Il y a une quinzaine de jours, entre deux attentats, était publié dans cette même colonne un billet sur le retour des étudiants et des expatriés pour les fêtes de fin d'année. Celui-ci fut suivi, le surlendemain, d'un témoignage amer écrit à ses parents par une jeune femme, Yara Zgheib, sur le même thème. « Le temps d'illuminer » et « Mal de vous » ont suscité des milliers de partages et de recommandations sur les réseaux sociaux. Plus que la guérilla à Tripoli, plus que le TSL à La Haye, plus que Genève 2 et bien davantage que la couverture des explosions. Un phénomène sans précédent qui mérite que l'on s'y arrête. Car pour créer une telle unanimité, il fallait avoir touché du doigt une plaie vive.
Des conclusions s'imposent. Oui, le départ des jeunes, l'éclatement des familles, les « pour toujours », la solitude de l'exil figurent en tête des sujets qui préoccupent la majorité des Libanais. La douleur des séparations, les retrouvailles douces amères, le mal du pays, ce mélange de nostalgie et de rancune, cet amour haine pour une terre qui n'a jamais su garder les siens sont les sentiments qui nous affectent le plus. Étrangers chez nous parce que sans cesse un pied ailleurs, étrangers à l'étranger malgré notre exceptionnelle capacité d'adaptation, la question de l'identité – et donc de l'image – se pose à nous sans cesse. Soit.

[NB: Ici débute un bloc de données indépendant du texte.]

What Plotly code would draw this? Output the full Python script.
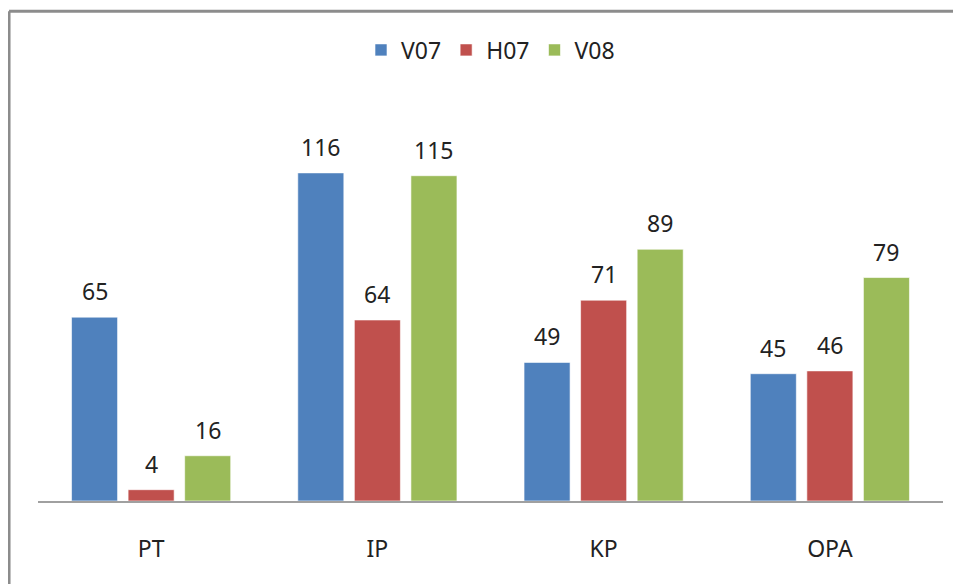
import plotly.graph_objects as go

categories = ["PT", "IP", "KP", "OPA"]
v07 = [65, 116, 49, 45]
h07 = [4, 64, 71, 46]
v08 = [16, 115, 89, 79]

series = [("V07", v07, "#4F81BD"), ("H07", h07, "#C0504D"), ("V08", v08, "#9BBB59")]

W, H = 953, 576
ML, MR, MT, MB = 30, 18, 97, 83
bargap = 0.25
plot_w = W - ML - MR
slot = plot_w / len(categories) * (1 - bargap) / len(series)

fig = go.Figure()
for i, (name, vals, color) in enumerate(series):
    fig.add_trace(go.Bar(x=categories, y=vals, name=name, marker_color=color,
                         marker_line_color="rgba(255,255,255,0.6)", marker_line_width=1))
    # value labels above bars
    for cat, v in zip(categories, vals):
        fig.add_annotation(x=cat, y=v, text=str(v), showarrow=False, yanchor="bottom",
                           xshift=(i - 1) * slot, yshift=8,
                           font=dict(size=23, color="#222"))

# chart border (top and left only visible)
fig.add_shape(type="line", xref="paper", yref="paper", x0=-0.032, x1=1.1, y0=1.237, y1=1.237,
              line=dict(color="#8c8c8c", width=3))
fig.add_shape(type="line", xref="paper", yref="paper", x0=-0.032, x1=-0.032, y0=1.237, y1=-0.3,
              line=dict(color="#8c8c8c", width=3))

fig.update_layout(
    width=W, height=H,
    margin=dict(l=ML, r=MR, t=MT, b=MB),
    paper_bgcolor="white", plot_bgcolor="white",
    font=dict(family="Noto Sans", size=23, color="#222"),
    barmode="group", bargap=bargap, bargroupgap=0.186,
    showlegend=True,
    legend=dict(orientation="h", x=0.5, xanchor="center", y=1.139, yanchor="middle",
                font=dict(size=23), itemwidth=30, traceorder="normal"),
)
fig.update_xaxes(showline=True, linecolor="#a0a0a0", linewidth=2, ticks="",
                 ticklabelstandoff=26, showgrid=False)
fig.update_yaxes(range=[0, 140], visible=False, showgrid=False)

fig.write_html("out.html")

Mais le monde entier est en mouvement. Un nombre incalculable de jeunes du monde entier migrent et émigrent pour étudier ou travailler sans se voir apposer l'étiquette d'« émigré ». L'émigration est un complexe libanais dû à un manque de confiance en l'avenir, justifié par 15 ans d'un conflit resté sans issue. Mais nous avons aussi l'appel atavique du large. On ne vit pas impunément au bord de la mer. Et pour ceux de la montagne, le Rocher de Tanios a le vice d'être toujours orienté vers l'horizon. Quand la « situation » est mauvaise, entendre par là le retour des attentats et les bras de fer insensés à la veille de chaque échéance électorale ou gouvernementale, nous commençons par envisager le départ des enfants. Quand ça s'envenime, nous passons à l'acte. De toute façon, ils ne nous attendent pas. S'ils ne peuvent même plus aller à l'ABC, à Gemmayzé ou à Hamra, ils se demandent très vite à quoi sert leur vie et se mettent à chercher des issues en râlant après la lenteur de la connexion Internet (raison de plus pour « quitter »).
Nous les avons gâtés, c'est clair, pour compenser à travers eux notre jeunesse perdue. Pire, ils sentent notre souhait, conscient ou pas, de les voir construire un avenir dans des pays plus stables. C'est pourtant chez nous qu'il y a le plus à entreprendre et à créer, à prouver et à inventer. Bidouillée avec peu de moyens, cette nouvelle vague d'attentats tue peu, même si elle enlève des vies précieuses. Mais elle contribue à vider le pays de ses rêves et de ses forces vives. Pourtant, si les Japonais craignaient les tremblements de terre, il n'y aurait jamais eu de Japon.
commentaires (7)
Fifi dans l'absolu vous avez raison, mais tous nos jeunes n'ont pas la vocation de missionnaires... Il y en a qui ont besoin de se construire, de fonder un foyer, d'élever des enfants dans un environnement sain. L'horizon au Liban est noir de corruption, de fausses religions, de vendus, d'ignorants, de prétentieux, etc. Ne culpabilisons pas nos jeunes, comprenons-les et préparons-leur, si possible, une "Mère Patrie", au moins en voie de développement et pas le contraire.